The plaintiff has designs of its own. It’s both attempting to knock down defendants’ intellectual property grab while maintaining its own authority to obtain trademark protection on its own “branding rights” associated with the CG Marilyn Monroe. A “fractured ownership situation” involving Marilyn Monroe is not a problem, it argues, because disclaimers can always be used to “make it clear to consumers that the Monroe Estate has no affiliation with the Virtual Marilyn character or the Virtual Marilyn brand.”
Interestingly, it’s remarked in the lawsuit that when the late actress was living, she never registered any aspect of her persona as a trademark and was conscious about who she belonged to.
As Monroe once said, “I knew I belonged to the public and to the world, not because I was talented or even beautiful, but because I had never belonged to anything or anyone else.”
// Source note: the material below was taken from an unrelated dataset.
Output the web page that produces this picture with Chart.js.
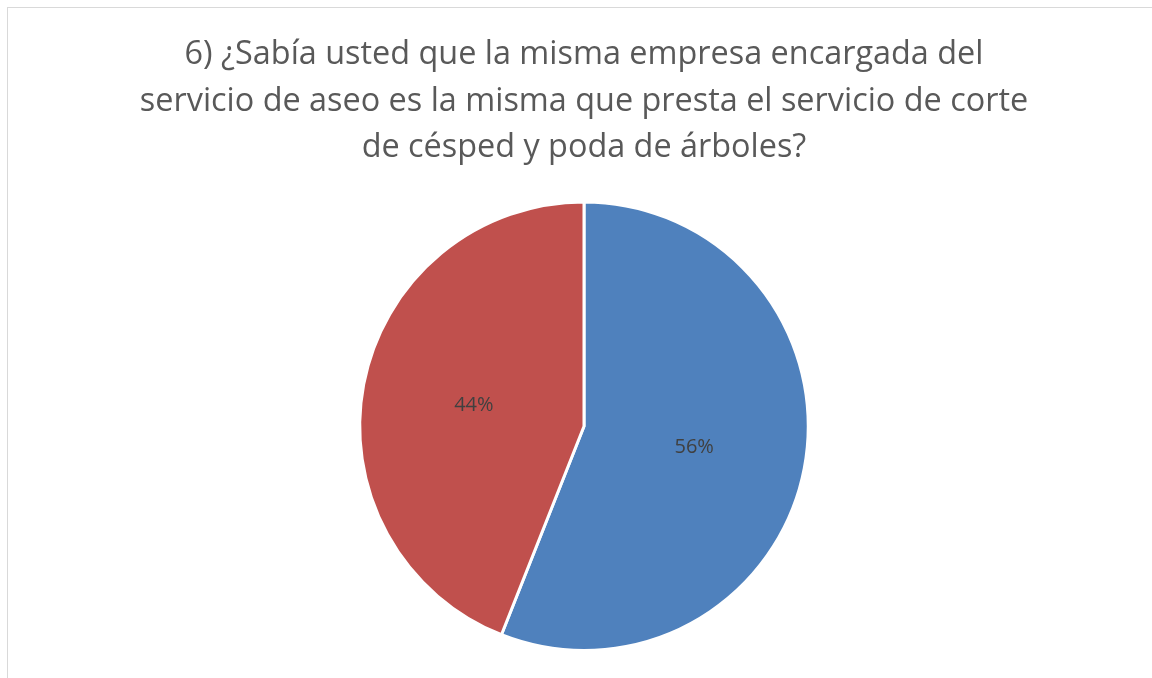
<!DOCTYPE html>
<html lang="es">
<head>
  <meta charset="UTF-8" />
  <title>Corte de césped y poda</title>
  <script src="https://cdn.jsdelivr.net/npm/chart.js"></script>
  <style>
    html, body { margin: 0; padding: 0; background: #fff; overflow: hidden; }
    #marco {
      position: absolute; left: 7px; top: 7px;
      width: 1152px; height: 678px;
      border: 1px solid #d9d9d9;
    }
  </style>
</head>
<body>
  <div id="marco"><canvas id="pieChart"></canvas></div>

  <script>
    // Datos del gráfico
    const titulo = [
      '6) ¿Sabía usted que la misma empresa encargada del',
      'servicio de aseo es la misma que presta el servicio de corte',
      'de césped y poda de árboles?'
    ];
    const categorias = ['Sí', 'No'];
    const valores = [56, 44];
    const colores = ['#4F81BD', '#C0504D'];

    // Etiquetas de porcentaje dentro de cada porción
    const etiquetas = {
      id: 'etiquetas',
      afterDatasetsDraw(chart) {
        const ctx = chart.ctx;
        const total = valores.reduce((a, b) => a + b, 0);
        const meta = chart.getDatasetMeta(0);
        ctx.save();
        ctx.font = '20px "Open Sans"';
        ctx.fillStyle = '#404040';
        ctx.textAlign = 'center';
        ctx.textBaseline = 'middle';
        meta.data.forEach((arc, i) => {
          const p = arc.tooltipPosition();
          ctx.fillText(Math.round(valores[i] / total * 100) + '%', p.x, p.y);
        });
        ctx.restore();
      }
    };

    new Chart(document.getElementById('pieChart'), {
      type: 'pie',
      data: {
        labels: categorias,
        datasets: [{
          data: valores,
          backgroundColor: colores,
          borderColor: '#ffffff',
          borderWidth: 3
        }]
      },
      options: {
        responsive: true,
        maintainAspectRatio: false,
        animation: false,
        layout: { padding: { bottom: 34 } },
        plugins: {
          legend: { display: false },
          tooltip: { enabled: false },
          title: {
            display: true,
            text: titulo,
            color: '#595959',
            font: { family: '"Open Sans"', size: 32.4, weight: 'normal', lineHeight: 1.435 },
            padding: { top: 24, bottom: 29 }
          }
        }
      },
      plugins: [etiquetas]
    });
  </script>
</body>
</html>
The lawsuit clearly has implications because SAG-AFTRA is weighing in, seemingly in favor of the Monroe estate, although interpret as you wish. Here’s a statement from Jeffrey Bennett, chief deputy general counsel of legal and government affairs for the performers guild:
“SAG-AFTRA has been and continues to be a leading advocate for strong rights of publicity around the country, and for the protection of performer trademarks based on their personas. Our advocacy on behalf of performers is particularly paramount today, as advances in technology create new and innovative ways to exploit performers in an increasingly digital world. The current dispute is a perfect illustration of the need to have strong performer protections in place, especially for our most beloved, iconic personalities. We must ensure that digital innovations are not used to trample on personality rights, whether those rights are held by the individual or their loved ones, and we must ensure that personality rights are not exploited for commercial gain without permission.”